Outboard gear in Studio One consists of a Quantec Room Simulator, EMT Stereo Plate and AKG BX20 for reverb, an AMS digital delay with harmonizer, numerous Keepex and Drawmer gates, Urei, Drawmer, Audio (Teknik) Design and Pye compressors, two Eventide Harmonizers and a Klark Tekniks delay/chorus/flanging unit. Mixdown is onto Studer, MCI or Sony PCM F1 machines, and monitoring is Crown powered JBLs.
Over in Studio Two is where you'll find most of the latest arrivals. Peering in through the glass doors, you cannot mistake the Solid State Logic 4000E 40 channel console with total recall. A new Otari MTR 90 multitrack machine was chosen to replace their ageing Studer A80 24-track and yet another mouth-watering sight is the new Mitsubishi X80 digital two track machine. With the X80, it is now possible to splice digitally — exactly as on conventional ¼" machines — with a razor blade. The 'conventional' two track machines found in Studio Two are a ½" Otari, Studer B67, and PCM F1.
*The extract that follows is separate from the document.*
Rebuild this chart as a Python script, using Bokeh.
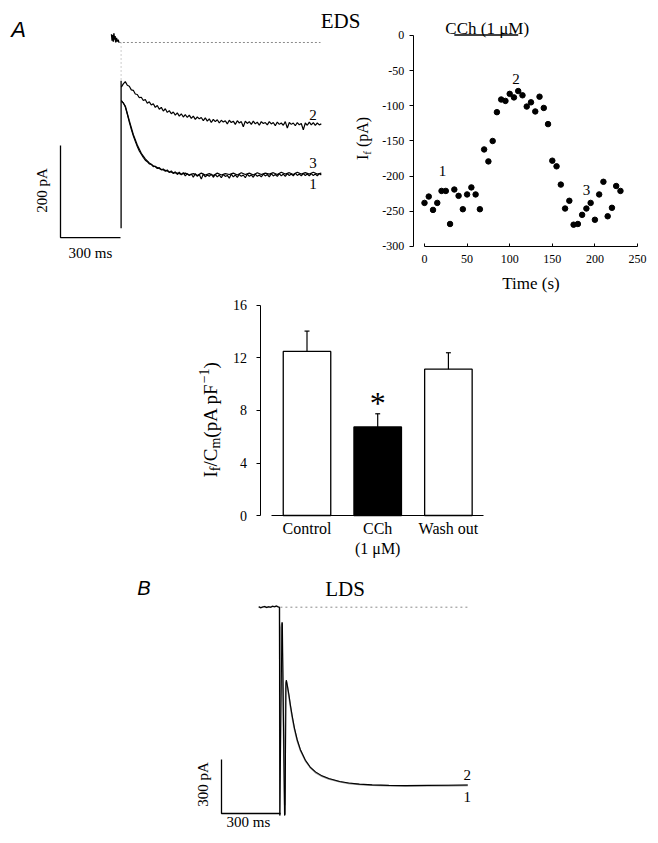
import math
from bokeh.plotting import figure
from bokeh.models import Range1d, LinearAxis, FixedTicker
from bokeh.core.properties import value
from bokeh.embed import file_html
from bokeh.resources import INLINE

SERIF = "Liberation Serif"
SANS = "Liberation Sans"

# ---------------- Panel A (EDS): current traces, time in ms, current in pA ----------------
a_t_start = 304          # first sample of traces (ms)
a_dt = 10                # sampling of traces 1 and 2 (ms)
a_trace2 = [-97, -90, -85, -93, -95, -103, -104, -112, -113, -120, -119, -126, -124, -132, -129,
            -136, -133, -141, -137, -145, -141, -149, -144, -152, -148, -155, -151, -158, -153, -160,
            -155, -162, -157, -163, -158, -165, -160, -167, -162, -166, -163, -170, -164, -171, -166,
            -174, -167, -172, -168, -175, -169, -173, -170, -177, -169, -174, -171, -178, -170, -175,
            -172, -183, -171, -176, -172, -178, -171, -177, -173, -180, -172, -176, -174, -179, -172,
            -177, -174, -181, -173, -178, -175, -180, -172, -186, -174, -178, -175, -181, -174, -179,
            -176, -190, -175, -180, -173, -179, -174, -180, -175, -179, -177]
a_trace1 = [-128, -131, -140, -156, -173, -189, -203, -215, -226, -236, -243, -250, -256, -259, -264,
            -265, -270, -269, -274, -272, -277, -275, -280, -277, -283, -279, -285, -281, -287, -282,
            -288, -283, -290, -285, -289, -286, -293, -285, -291, -287, -297, -286, -292, -288, -291,
            -286, -293, -287, -292, -288, -294, -287, -291, -289, -295, -286, -292, -288, -293, -287,
            -291, -288, -294, -286, -291, -288, -293, -286, -291, -288, -292, -286, -290, -287, -292,
            -285, -290, -287, -291, -285, -290, -286, -291, -285, -289, -286, -290, -284, -289, -286,
            -290, -285, -289, -286, -290, -285, -289, -286, -290, -285, -288]
a_dt3 = 20               # sampling of trace 3 (ms)
a_trace3 = [-126, -138, -170, -200, -223, -241, -253, -262, -268, -272, -276, -278, -281, -283, -284,
            -286, -284, -288, -285, -289, -284, -288, -285, -289, -284, -288, -285, -287, -284, -288,
            -283, -287, -284, -288, -283, -287, -284, -286, -283, -287, -282, -286, -283, -287, -282,
            -286, -283, -286, -282, -286, -284]
a_step_t = [303, 303]            # capacitive transient
a_step_i = [-83, -404]
a_hold_t = [255, 258, 261, 264, 267, 270, 273, 276, 280, 284, 288, 292]
a_hold_i = [18, 4, 16, 2, 20, 6, 14, 0, 10, 2, 6, 0]
a_zero_t = [292, 1300]
a_bar_t = [0, 300]               # 300 ms
a_bar_i = [-424, -224]           # 200 pA
a_lab_text = ["2", "3", "1"]
a_lab_t = [1262, 1262, 1262]
a_lab_i = [-158, -263, -308]

# ---------------- Scatter: If vs time ----------------
scat_t = list(range(0, 235, 5))
scat_v = [-238, -229, -248, -238, -221, -221, -268, -219, -228, -247,
          -226, -216, -226, -247, -162, -179, -150, -109, -91, -93,
          -83, -88, -79, -85, -101, -95, -108, -87, -103, -126,
          -178, -186, -212, -246, -235, -269, -268, -255, -246, -238,
          -262, -226, -208, -257, -245, -214, -221]
cch_period = [35, 110]
scat_xticks = [0, 50, 100, 150, 200, 250]
scat_yticks = [0, -50, -100, -150, -200, -250, -300]
scat_lab_text = ["1", "2", "3"]
scat_lab_t = [21, 107.5, 190]
scat_lab_v = [-193, -62, -219]

# ---------------- Bar chart: If/Cm ----------------
bar_names = ["Control", "CCh\n(1 μM)", "Wash out"]
bar_pos = [1, 2, 3]
bar_means = [12.5, 6.75, 11.15]
bar_sem = [1.55, 1.0, 1.25]
bar_fill = ["white", "black", "white"]
bar_yticks = [0, 4, 8, 12, 16]

# ---------------- Panel B (LDS): traces ----------------
b_hold_t = [189, 199, 209, 219, 229, 239, 249, 259, 269, 279, 289, 294]
b_hold_i = [2, -3, 1, 4, -2, 3, 0, 5, 2, 6, 1, 0]
b_trace2_t = [296, 307, 309, 320, 323, 327, 329, 335, 342, 350, 359, 370, 384, 400, 426, 450, 477,
              510, 545, 600, 646, 700, 765, 850, 934, 1050, 1150, 1250]
b_trace2_i = [-1157, -83, -90, -1157, -1150, -420, -405, -440, -485, -545, -605, -670, -735, -790,
              -850, -888, -915, -937, -952, -968, -977, -983, -987, -990, -991, -990, -989, -988]
b_trace1_t = [295, 296.5, 299, 306, 309, 321, 326, 330, 335, 342, 350, 359, 370, 384, 400, 426, 450,
              477, 510, 545, 600, 646, 700, 765, 850, 934, 1050, 1150, 1250]
b_trace1_i = [0, -1157, -150, -90, -300, -1100, -450, -412, -445, -492, -552, -612, -676, -740, -794,
              -853, -890, -918, -939, -954, -970, -979, -985, -989, -992, -993, -992, -991, -990]
b_zero_t = [299, 1254]
b_bar_t = [0, 300]               # 300 ms
b_bar_i = [-1146, -846]          # 300 pA
b_lab_text = ["2", "1"]
b_lab_t = [1247, 1247]
b_lab_i = [-935, -1055]

# ---------------- figure: one canvas, one set of ranges per panel ----------------
W, H = 656, 841
p = figure(width=W, height=H, output_backend="svg", toolbar_location=None,
           x_axis_location=None, y_axis_location=None,
           x_range=Range1d(0, W), y_range=Range1d(H, 0),
           min_border=0, min_border_left=0, min_border_right=0,
           min_border_top=0, min_border_bottom=0)
p.outline_line_color = None
p.grid.visible = False
p.background_fill_color = "white"
p.border_fill_color = "white"

p.extra_x_ranges = {"A": Range1d(-300, 2980), "S": Range1d(-497.65, 272.30),
                    "Bar": Range1d(-3.3352, 5.9434), "B": Range1d(-1121.83, 2208.12)}
p.extra_y_ranges = {"A": Range1d(-1736.96, 91.30), "S": Range1d(-1145.97, 49.76),
                    "Bar": Range1d(-24.838, 39.238), "B": Range1d(-1301.67, 3370.56)}


def txt(x, y, t, size, rng=None, font=SERIF, align="center", angle=0.0, style="normal"):
    kw = {}
    if rng:
        kw = dict(x_range_name=rng, y_range_name=rng)
    p.text(x=x, y=y, text=t, text_font=value(font), text_font_size=f"{size}px",
           text_align=align, text_baseline="middle", angle=angle, text_color="black",
           text_font_style=style, **kw)


def style_axis(ax, size):
    ax.axis_line_color = "black"
    ax.axis_line_width = 1
    ax.major_tick_line_color = "black"
    ax.minor_tick_out = 0
    ax.minor_tick_in = 0
    ax.major_label_text_font = SERIF
    ax.major_label_text_font_size = f"{size}px"
    ax.major_label_text_color = "black"


WIDTH_EM = {'I': .333, 'f': .333, '/': .278, 'C': .667, 'm': .778, '(': .333, 'p': .5, 'A': .722,
            ' ': .25, 'F': .556, '−': .564, '1': .5, ')': .333}


def vlabel(pieces, x_mid, y_bottom):
    """rotated label built from pieces (text, size, dx) in page pixels"""
    y = y_bottom
    for t, size, dx in pieces:
        if t.strip():
            txt([x_mid + dx], [y], [t], size, align="left", angle=math.pi / 2)
        y -= sum(WIDTH_EM.get(c, .5) for c in t) * size


# ---------------- Panel A ----------------
a_t2 = [a_t_start + a_dt * i for i in range(len(a_trace2))]
a_t1 = [a_t_start + a_dt * i for i in range(len(a_trace1))]
a_t3 = [a_t_start + a_dt3 * i for i in range(len(a_trace3))]
RA = dict(x_range_name="A", y_range_name="A")
p.line(a_zero_t, [0, 0], line_color="#8a8a8a", line_width=1, line_dash="2 2", **RA)
p.line([a_step_t[0], a_step_t[0]], [0, a_step_i[0]], line_color="#9a9a9a", line_width=1, line_dash="1 3", **RA)
p.line(a_hold_t, a_hold_i, line_color="black", line_width=1.4, **RA)
p.line(a_step_t, a_step_i, line_color="black", line_width=1.3, **RA)
p.line(a_t3, a_trace3, line_color="black", line_width=1.2, **RA)
p.line(a_t1, a_trace1, line_color="black", line_width=1.2, **RA)
p.line(a_t2, a_trace2, line_color="black", line_width=1.2, **RA)
p.line([a_bar_t[0], a_bar_t[0], a_bar_t[1]], [a_bar_i[1], a_bar_i[0], a_bar_i[0]],
       line_color="black", line_width=1.3, **RA)
txt(a_lab_t, a_lab_i, a_lab_text, 15, rng="A")
txt([41], [190], ["200 pA"], 15, angle=math.pi / 2)
txt([90], [252], ["300 ms"], 15)
txt([18], [29], ["A"], 22, font=SANS, style="italic")
txt([340], [20], ["EDS"], 21)

# ---------------- Scatter ----------------
RS = dict(x_range_name="S", y_range_name="S")
p.scatter(scat_t, scat_v, size=5.5, fill_color="black", line_color="black", **RS)
p.line(cch_period, [0.7, 0.7], line_color="black", line_width=1.6, **RS)
txt([73.6], [9.9], ["CCh (1 μM)"], 17, rng="S")
txt(scat_lab_t, scat_lab_v, scat_lab_text, 15, rng="S")

sy = LinearAxis(fixed_location=-13.1, bounds=(-300, 0), ticker=FixedTicker(ticks=scat_yticks),
                major_tick_out=4, major_tick_in=0, major_label_standoff=5,
                major_label_overrides={v: str(v) for v in scat_yticks}, **RS)
style_axis(sy, 12)
p.add_layout(sy, "left")
sxa = LinearAxis(fixed_location=-300, bounds=(0, 250), ticker=FixedTicker(ticks=scat_xticks),
                 major_tick_out=0, major_tick_in=3, major_label_standoff=9,
                 axis_label="Time (s)", axis_label_standoff=7, **RS)
style_axis(sxa, 12)
sxa.axis_label_text_font = SERIF
sxa.axis_label_text_font_size = "17px"
sxa.axis_label_text_font_style = "normal"
sxa.axis_label_text_color = "black"
p.add_layout(sxa, "below")
vlabel([("I", 16, 0), ("f", 11, 4), (" ", 16, 0), ("(pA)", 16, 0)], 362, 159.6)

# ---------------- Bar chart ----------------
RB = dict(x_range_name="Bar", y_range_name="Bar")
p.vbar(x=bar_pos, top=bar_means, bottom=0, width=0.672, fill_color=bar_fill, line_color="black",
       line_width=1.3, **RB)
err_top = [m + s for m, s in zip(bar_means, bar_sem)]
p.segment(x0=bar_pos, y0=bar_means, x1=bar_pos, y1=err_top, line_color="black", line_width=1.2, **RB)
p.segment(x0=[x - 0.035 for x in bar_pos], y0=err_top, x1=[x + 0.035 for x in bar_pos], y1=err_top,
          line_color="black", line_width=1.2, **RB)
txt([bar_pos[1]], [err_top[1] + 0.8], ["*"], 32, rng="Bar")

by = LinearAxis(fixed_location=0.349, bounds=(0, 16), ticker=FixedTicker(ticks=bar_yticks),
                major_tick_out=4, major_tick_in=0, major_label_standoff=10, **RB)
style_axis(by, 14)
p.add_layout(by, "left")
bx = LinearAxis(fixed_location=0, bounds=(0.5, 3.5), ticker=FixedTicker(ticks=bar_pos),
                major_tick_out=0, major_tick_in=0, major_label_standoff=4,
                major_label_overrides={k: v for k, v in zip(bar_pos, bar_names)}, **RB)
style_axis(bx, 16)
p.add_layout(bx, "below")
vlabel([("I", 19, 0), ("f", 14, 5), ("/C", 19, 0), ("m", 14, 5), ("(pA pF", 19, 0),
        ("−1", 14, -6), (")", 19, 0)], 209.5, 477)

# ---------------- Panel B ----------------
RBB = dict(x_range_name="B", y_range_name="B")
p.line(b_zero_t, [0, 0], line_color="#8a8a8a", line_width=1, line_dash="2 3", **RBB)
p.line(b_hold_t + b_trace1_t, b_hold_i + b_trace1_i, line_color="#8c8c8c", line_width=1.6, **RBB)
p.line(b_hold_t + b_trace2_t, b_hold_i + b_trace2_i, line_color="black", line_width=1.1, **RBB)
p.line([b_bar_t[0], b_bar_t[0], b_bar_t[1]], [b_bar_i[1], b_bar_i[0], b_bar_i[0]],
       line_color="black", line_width=1.3, **RBB)
txt(b_lab_t, b_lab_i, b_lab_text, 15, rng="B")
txt([202], [784], ["300 pA"], 15, angle=math.pi / 2)
txt([248], [821], ["300 ms"], 15)
txt([143.5], [587], ["B"], 20, font=SANS, style="italic")
txt([344.5], [588], ["LDS"], 21)

open("out.html", "w").write(file_html(p, INLINE))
In contrast with Studio One, reverb in Studio Two is provided by an AMS RMX16 and Lexicon 224 (although the two studios frequently 'borrow' each other's gear). An AMS provides the studio with digital delay as well as the Bel BD80 and Drawmer Multitracker. Urei compressors, Drawmer noise gates and Eventide Harmonizers are also to be found dotted around the control room, and yet another recent addition are Quested's latest 4x12" monitors powered by Yamaha.
The studio area for Studio Two is much smaller than that of One, measuring only 20 square yards and consequently most of the work done in Two is of the remix/DI variety.
Whilst I was at The Workhouse, there were several of Roland's new SRV2000 digital reverbs being put to the test. The engineers were so impressed with them that there was some quite serious talk of replacing their AMS reverb with several of the Roland units. From what I could hear of the Roland reverb in the context of the mixes that were in progress, it certainly sounded impressive.
Manfred justifies his purchase of the SSL mixing console in a rather simple way — that it is simply the best value around, when you take into account the features you would normally pay extra for — a quantity of noise gates, compressors (as are found on every channel of the SSL desks), full automation and computer.
Manfred Mann would appear to have made the right choice, as a look at the list of clients over the past few months would confirm: Paul Young, Hazel Dean, Propaganda, Trevor Horn and Depeche Mode are all regular clients...
The basic studio rates at £55/hour for Studio One, and £70/hour for Studio Two, which are quite competitive rates for studios of this calibre. There are, of course, the other vital studio accessories such as a kitchen, pool table and Space Invaders games, which go to complete a well rounded, comfortable and professional studio complex.